(Plotting code records)
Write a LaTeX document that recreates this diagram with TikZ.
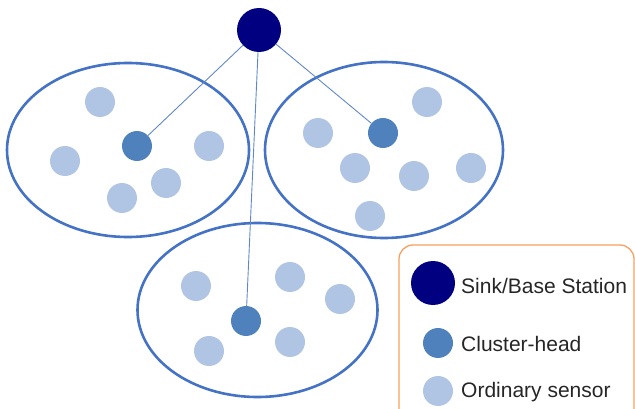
\documentclass[tikz,border=0pt]{standalone}
\usepackage{fontspec}
\setmainfont{Liberation Sans}
\definecolor{sinkc}{RGB}{0,0,128}
\definecolor{headc}{RGB}{79,129,189}
\definecolor{sensc}{RGB}{176,196,228}
\definecolor{ringc}{RGB}{68,114,196}
\definecolor{legc}{RGB}{247,160,95}
\begin{document}
\begin{tikzpicture}[x=1pt,y=-1pt,
 sinknode/.style={circle,fill=sinkc,minimum size=44pt,inner sep=0pt},
 headnode/.style={circle,fill=headc,minimum size=30pt,inner sep=0pt},
 sensnode/.style={circle,fill=sensc,minimum size=30pt,inner sep=0pt},
 ring/.style={draw=ringc,line width=2.6pt},
 link/.style={draw=ringc!85,line width=0.9pt},
 legtext/.style={anchor=base west,font=\fontsize{21}{25}\selectfont,inner sep=0pt,text=black!85}]
\useasboundingbox (0,0) rectangle (635,409);
\clip (0,0) rectangle (635,409);
% clusters
\draw[ring] (128,150) ellipse [x radius=121pt, y radius=87pt];
\draw[ring] (384,150) ellipse [x radius=119pt, y radius=88pt];
\draw[ring] (257.5,310) ellipse [x radius=120pt, y radius=87pt];
% sink and heads
\node[sinknode] (sink) at (259,30) {};
\node[headnode] (chL) at (137,146) {};
\node[headnode] (chR) at (383,133) {};
\node[headnode] (chB) at (246,321) {};
\draw[link] (sink) -- (chL);
\draw[link] (sink) -- (chR);
\draw[link] (sink) -- (chB);
% left sensors
\node[sensnode] (l1) at (100,102) {};
\node[sensnode] (l2) at (65,161) {};
\node[sensnode] (l3) at (209,146) {};
\node[sensnode] (l4) at (166,183) {};
\node[sensnode] (l5) at (122,198) {};
% right sensors
\node[sensnode] (r1) at (427,102) {};
\node[sensnode] (r2) at (318,133) {};
\node[sensnode] (r3) at (355,168) {};
\node[sensnode] (r4) at (414,176) {};
\node[sensnode] (r5) at (471,168) {};
\node[sensnode] (r6) at (370,216) {};
% bottom sensors
\node[sensnode] (b1) at (196,286) {};
\node[sensnode] (b2) at (290,277) {};
\node[sensnode] (b3) at (340,299) {};
\node[sensnode] (b4) at (209,351) {};
\node[sensnode] (b5) at (290,342) {};
% legend
\draw[legc,line width=1.3pt,rounded corners=14pt] (399,245) rectangle (634,440);
\node[sinknode] (lsink) at (433,283) {};
\node[headnode] (lhead) at (438,343) {};
\node[sensnode] (lsens) at (438,391) {};
\node[legtext] (t1) at (461,293) {Sink/Base Station};
\node[legtext] (t2) at (461,351) {Cluster-head};
\node[legtext] (t3) at (461,397) {Ordinary sensor};
\end{tikzpicture}
\end{document}
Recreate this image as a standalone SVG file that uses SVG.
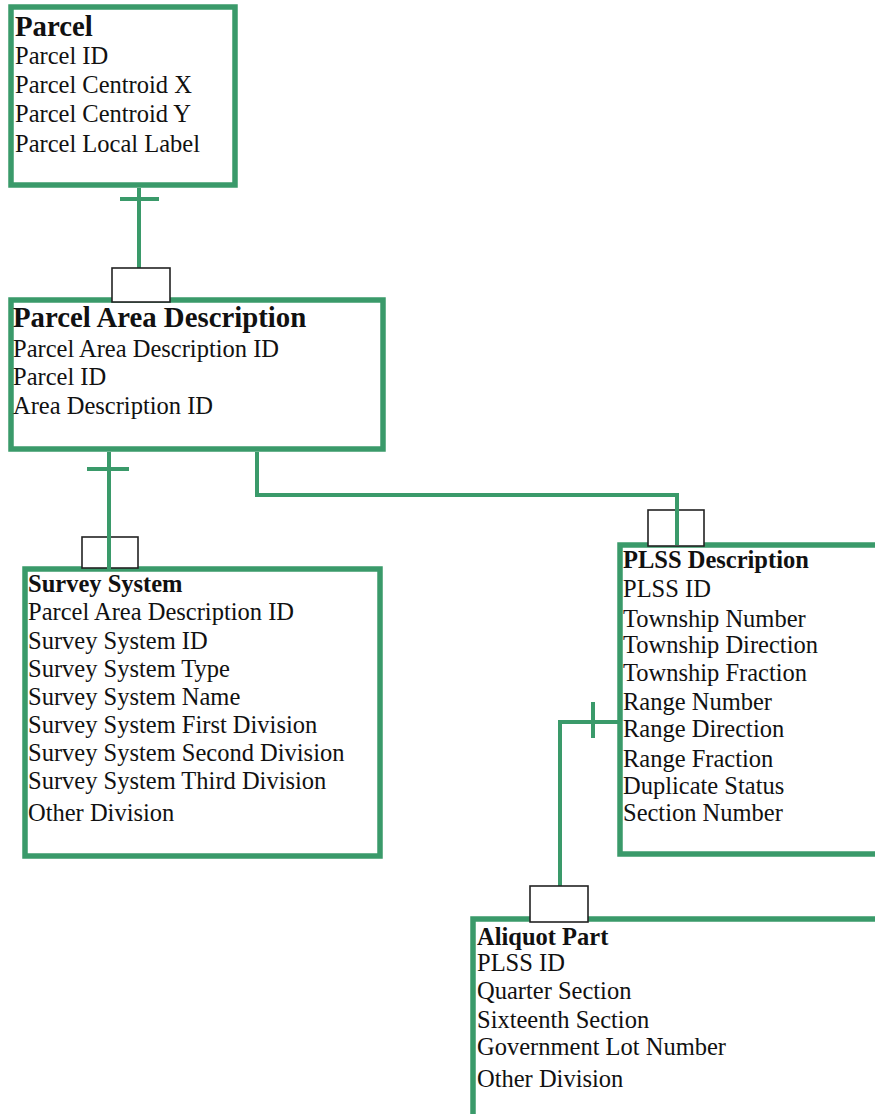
<svg xmlns="http://www.w3.org/2000/svg" width="875" height="1114" viewBox="0 0 875 1114">
<style>
.box{fill:#fff;stroke:#3A9A6A;stroke-width:5.5}
.ln{fill:none;stroke:#3A9A6A;stroke-width:4}
.cap{fill:#fff;stroke:#222;stroke-width:1.6}
text{font-family:'Liberation Serif','Times New Roman',serif;font-size:24.5px;fill:#111}
.t1{font-weight:bold;font-size:28.8px}
.t2{font-weight:bold;font-size:24.5px}
</style>
<rect width="875" height="1114" fill="#fff"/>
<g id="parcel">
<rect class="box" x="11" y="7" width="224" height="178"/>
<text class="t1" x="15" y="36">Parcel</text>
<text x="15" y="64">Parcel ID</text>
<text x="15" y="93">Parcel Centroid X</text>
<text x="15" y="122">Parcel Centroid Y</text>
<text x="15" y="152">Parcel Local Label</text>
</g>
<g id="parcel-area-description">
<rect class="box" x="11" y="300" width="372" height="149"/>
<text class="t1" x="13" y="327">Parcel Area Description</text>
<text x="13" y="357">Parcel Area Description ID</text>
<text x="13" y="385">Parcel ID</text>
<text x="13" y="414">Area Description ID</text>
</g>
<g id="survey-system">
<rect class="box" x="25" y="569" width="355" height="287"/>
<text class="t2" x="28" y="592">Survey System</text>
<text x="28" y="620">Parcel Area Description ID</text>
<text x="28" y="649">Survey System ID</text>
<text x="28" y="677">Survey System Type</text>
<text x="28" y="705">Survey System Name</text>
<text x="28" y="733">Survey System First Division</text>
<text x="28" y="761">Survey System Second Division</text>
<text x="28" y="789">Survey System Third Division</text>
<text x="28" y="821">Other Division</text>
</g>
<g id="plss-description">
<rect class="box" x="620" y="545" width="300" height="309"/>
<text class="t2" x="623" y="568">PLSS Description</text>
<text x="623" y="597">PLSS ID</text>
<text x="623" y="627">Township Number</text>
<text x="623" y="653">Township Direction</text>
<text x="623" y="681">Township Fraction</text>
<text x="623" y="710">Range Number</text>
<text x="623" y="737">Range Direction</text>
<text x="623" y="767">Range Fraction</text>
<text x="623" y="794">Duplicate Status</text>
<text x="623" y="821">Section Number</text>
</g>
<g id="aliquot-part">
<rect class="box" x="473" y="919" width="450" height="250"/>
<text class="t2" x="477" y="945">Aliquot Part</text>
<text x="477" y="971">PLSS ID</text>
<text x="477" y="999">Quarter Section</text>
<text x="477" y="1028">Sixteenth Section</text>
<text x="477" y="1055">Government Lot Number</text>
<text x="477" y="1087">Other Division</text>
</g>
<g id="connectors">
<path class="ln" d="M139 188V268M120 199H159"/>
<rect class="cap" x="112" y="268" width="58" height="34"/>
<rect class="cap" x="82" y="537" width="56" height="31"/>
<path class="ln" d="M109 452V569M87 469H129"/>
<rect class="cap" x="648" y="510" width="56" height="36"/>
<path class="ln" d="M257 452V495H677V545"/>
<path class="ln" d="M620 722H560V886M593 702V738"/>
<rect class="cap" x="530" y="886" width="58" height="36"/>
</g>
</svg>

| WHAT TO PRODUCE |
Copy every record above exactly as written, but leave out the pictures.

| COMPLETED EXERCISE |
Write a LaTeX document that recreates this diagram with TikZ.
\documentclass[tikz,border=0pt]{standalone}
\usepackage{fontspec}
\setmainfont{Liberation Sans}
\definecolor{sinkc}{RGB}{0,0,128}
\definecolor{headc}{RGB}{79,129,189}
\definecolor{sensc}{RGB}{176,196,228}
\definecolor{ringc}{RGB}{68,114,196}
\definecolor{legc}{RGB}{247,160,95}
\begin{document}
\begin{tikzpicture}[x=1pt,y=-1pt,
 sinknode/.style={circle,fill=sinkc,minimum size=44pt,inner sep=0pt},
 headnode/.style={circle,fill=headc,minimum size=30pt,inner sep=0pt},
 sensnode/.style={circle,fill=sensc,minimum size=30pt,inner sep=0pt},
 ring/.style={draw=ringc,line width=2.6pt},
 link/.style={draw=ringc!85,line width=0.9pt},
 legtext/.style={anchor=base west,font=\fontsize{21}{25}\selectfont,inner sep=0pt,text=black!85}]
\useasboundingbox (0,0) rectangle (635,409);
\clip (0,0) rectangle (635,409);
% clusters
\draw[ring] (128,150) ellipse [x radius=121pt, y radius=87pt];
\draw[ring] (384,150) ellipse [x radius=119pt, y radius=88pt];
\draw[ring] (257.5,310) ellipse [x radius=120pt, y radius=87pt];
% sink and heads
\node[sinknode] (sink) at (259,30) {};
\node[headnode] (chL) at (137,146) {};
\node[headnode] (chR) at (383,133) {};
\node[headnode] (chB) at (246,321) {};
\draw[link] (sink) -- (chL);
\draw[link] (sink) -- (chR);
\draw[link] (sink) -- (chB);
% left sensors
\node[sensnode] (l1) at (100,102) {};
\node[sensnode] (l2) at (65,161) {};
\node[sensnode] (l3) at (209,146) {};
\node[sensnode] (l4) at (166,183) {};
\node[sensnode] (l5) at (122,198) {};
% right sensors
\node[sensnode] (r1) at (427,102) {};
\node[sensnode] (r2) at (318,133) {};
\node[sensnode] (r3) at (355,168) {};
\node[sensnode] (r4) at (414,176) {};
\node[sensnode] (r5) at (471,168) {};
\node[sensnode] (r6) at (370,216) {};
% bottom sensors
\node[sensnode] (b1) at (196,286) {};
\node[sensnode] (b2) at (290,277) {};
\node[sensnode] (b3) at (340,299) {};
\node[sensnode] (b4) at (209,351) {};
\node[sensnode] (b5) at (290,342) {};
% legend
\draw[legc,line width=1.3pt,rounded corners=14pt] (399,245) rectangle (634,440);
\node[sinknode] (lsink) at (433,283) {};
\node[headnode] (lhead) at (438,343) {};
\node[sensnode] (lsens) at (438,391) {};
\node[legtext] (t1) at (461,293) {Sink/Base Station};
\node[legtext] (t2) at (461,351) {Cluster-head};
\node[legtext] (t3) at (461,397) {Ordinary sensor};
\end{tikzpicture}
\end{document}
Recreate this image as a standalone SVG file that uses SVG.
<svg xmlns="http://www.w3.org/2000/svg" width="875" height="1114" viewBox="0 0 875 1114">
<style>
.box{fill:#fff;stroke:#3A9A6A;stroke-width:5.5}
.ln{fill:none;stroke:#3A9A6A;stroke-width:4}
.cap{fill:#fff;stroke:#222;stroke-width:1.6}
text{font-family:'Liberation Serif','Times New Roman',serif;font-size:24.5px;fill:#111}
.t1{font-weight:bold;font-size:28.8px}
.t2{font-weight:bold;font-size:24.5px}
</style>
<rect width="875" height="1114" fill="#fff"/>
<g id="parcel">
<rect class="box" x="11" y="7" width="224" height="178"/>
<text class="t1" x="15" y="36">Parcel</text>
<text x="15" y="64">Parcel ID</text>
<text x="15" y="93">Parcel Centroid X</text>
<text x="15" y="122">Parcel Centroid Y</text>
<text x="15" y="152">Parcel Local Label</text>
</g>
<g id="parcel-area-description">
<rect class="box" x="11" y="300" width="372" height="149"/>
<text class="t1" x="13" y="327">Parcel Area Description</text>
<text x="13" y="357">Parcel Area Description ID</text>
<text x="13" y="385">Parcel ID</text>
<text x="13" y="414">Area Description ID</text>
</g>
<g id="survey-system">
<rect class="box" x="25" y="569" width="355" height="287"/>
<text class="t2" x="28" y="592">Survey System</text>
<text x="28" y="620">Parcel Area Description ID</text>
<text x="28" y="649">Survey System ID</text>
<text x="28" y="677">Survey System Type</text>
<text x="28" y="705">Survey System Name</text>
<text x="28" y="733">Survey System First Division</text>
<text x="28" y="761">Survey System Second Division</text>
<text x="28" y="789">Survey System Third Division</text>
<text x="28" y="821">Other Division</text>
</g>
<g id="plss-description">
<rect class="box" x="620" y="545" width="300" height="309"/>
<text class="t2" x="623" y="568">PLSS Description</text>
<text x="623" y="597">PLSS ID</text>
<text x="623" y="627">Township Number</text>
<text x="623" y="653">Township Direction</text>
<text x="623" y="681">Township Fraction</text>
<text x="623" y="710">Range Number</text>
<text x="623" y="737">Range Direction</text>
<text x="623" y="767">Range Fraction</text>
<text x="623" y="794">Duplicate Status</text>
<text x="623" y="821">Section Number</text>
</g>
<g id="aliquot-part">
<rect class="box" x="473" y="919" width="450" height="250"/>
<text class="t2" x="477" y="945">Aliquot Part</text>
<text x="477" y="971">PLSS ID</text>
<text x="477" y="999">Quarter Section</text>
<text x="477" y="1028">Sixteenth Section</text>
<text x="477" y="1055">Government Lot Number</text>
<text x="477" y="1087">Other Division</text>
</g>
<g id="connectors">
<path class="ln" d="M139 188V268M120 199H159"/>
<rect class="cap" x="112" y="268" width="58" height="34"/>
<rect class="cap" x="82" y="537" width="56" height="31"/>
<path class="ln" d="M109 452V569M87 469H129"/>
<rect class="cap" x="648" y="510" width="56" height="36"/>
<path class="ln" d="M257 452V495H677V545"/>
<path class="ln" d="M620 722H560V886M593 702V738"/>
<rect class="cap" x="530" y="886" width="58" height="36"/>
</g>
</svg>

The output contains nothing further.